For our initial EDA, we wanted to look at the raw frequency of terms among all 849 job listings, and identify some of the most commonly-used words.

words_df %>%
  count(skill) %>%
  with(wordcloud(skill,n,scale=c(4,0.5),max.words=50,
                 random.color = FALSE,rot.per=0.25,colors = colours()))

Skills

Soft Skills

The previous wordcloud effectively highlights both technical and “soft skill” terms with high frequencies.
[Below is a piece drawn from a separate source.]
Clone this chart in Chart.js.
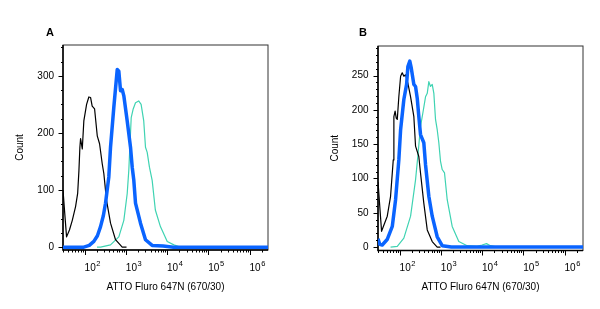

If we apply a manual filter for some of the common “soft skills” in our dataset, we get a clearer picture of what employers are looking for in this category from Data Scientists:

soft_skills<-c("business","team","build","people","research","insights","gender","support","communication","equal","customers","complex","management","services","impact","projects","global","create","learn","strategy","driven","improve","committed","future","decision","leadership","responsible")

words_df %>%
  filter(skill %in% soft_skills) %>%
  count(skill) %>%
  with(wordcloud(skill,n,scale=c(4,0.5),max.words=50,
                 random.color = FALSE,rot.per=0.25,colors = colours()))

Hard Skills

Technical Skills for Data Scientist or Data Analyst in New York, NY

Looking strictly at “hard skills” frequency, our analysis suggests that candidates should be “tri-lingual” in Python, R and SQL as foundational skills.

job_listings_skills %>%
  filter(grepl('data scientist|data analyst',job_title,ignore.case = TRUE)) %>%
  group_by(skill) %>%
  summarize(count = n()) %>%
  filter(count >= 30) %>%
  ggplot(aes(x = reorder(skill,count), y = count)) + geom_bar(stat = 'identity') + coord_flip()

Companies

Companies posting Data Science jobs in New York, NY

As expected, FAANG companies dominated the listings but there was also strong activity in the Finance, Media and Healthcare sectors.

job_listings %>%
  group_by(company_name) %>%
  summarize(count = n()) %>%
  filter(count >= 5) %>%
  ggplot(aes(x = reorder(company_name,count), y = count)) + geom_bar(stat = 'identity') + coord_flip()

Companies requiring the most skills

Certain companies were very detailed in their postings, with high average frequency of technical skills outlined in their job descriptions.

companySkillsCountDf <- dbGetQuery(con, 
  "select c.company_name, 
  count(jls.skill) as required_skills
  from job_listing jl
  join job_listing_skill jls on jl.id = jls.job_listing_id
  join company c on c.id = jl.company_id
  group by company_name
  order by required_skills desc;")

companyJobListingsCountDf <- dbGetQuery(con, 
  "select c.company_name, 
  count(jl.id) as number_job_listings
  from job_listing jl
  join company c on c.id = jl.company_id
  group by company_name
  order by number_job_listings desc;")

joinedDf <- left_join(companyJobListingsCountDf, 
                      companySkillsCountDf, 
                      by="company_name") %>%
  mutate(mean_skills_per_listing = round(required_skills / number_job_listings))

joinedDf %>% 
  select(company_name, mean_skills_per_listing) %>% 
  arrange(desc(mean_skills_per_listing)) %>%
  top_n(10, mean_skills_per_listing) %>%
  kable(format='simple')

company_name	mean_skills_per_listing
Johnson & Johnson	26
Lexmark	24
Oracle	21
Disney Streaming	21
Nuveen, a TIAA company	20
Zebra Technologies	19
Sumitomo Mitsui Banking Corporation	19
Kubient	19
EVERSANA	19
Evolent Health	18
ViacomCBS	18
Venusgeo Solutions	18
The Mom Project	18
City Experiences	18
BMC Software	18

Conclusions

Top “Hard Skills” included Python, SQL and R as top platforms/languages, with strong emphasis on Statistics, Modeling, Machine Learning and Mathematics.
Top “Soft Skills” included Teams, Management, Communication and Strategy.

During our analysis, we also identified additional questions for further investigation, such as:

How do Hard and Soft Skills vary by Industry and by Company?
Are certain high-volume companies using basic job description templates? If so, what are the real differentiators from listing to listing?
What specific mathematical and statistical skillsets are most desired/required?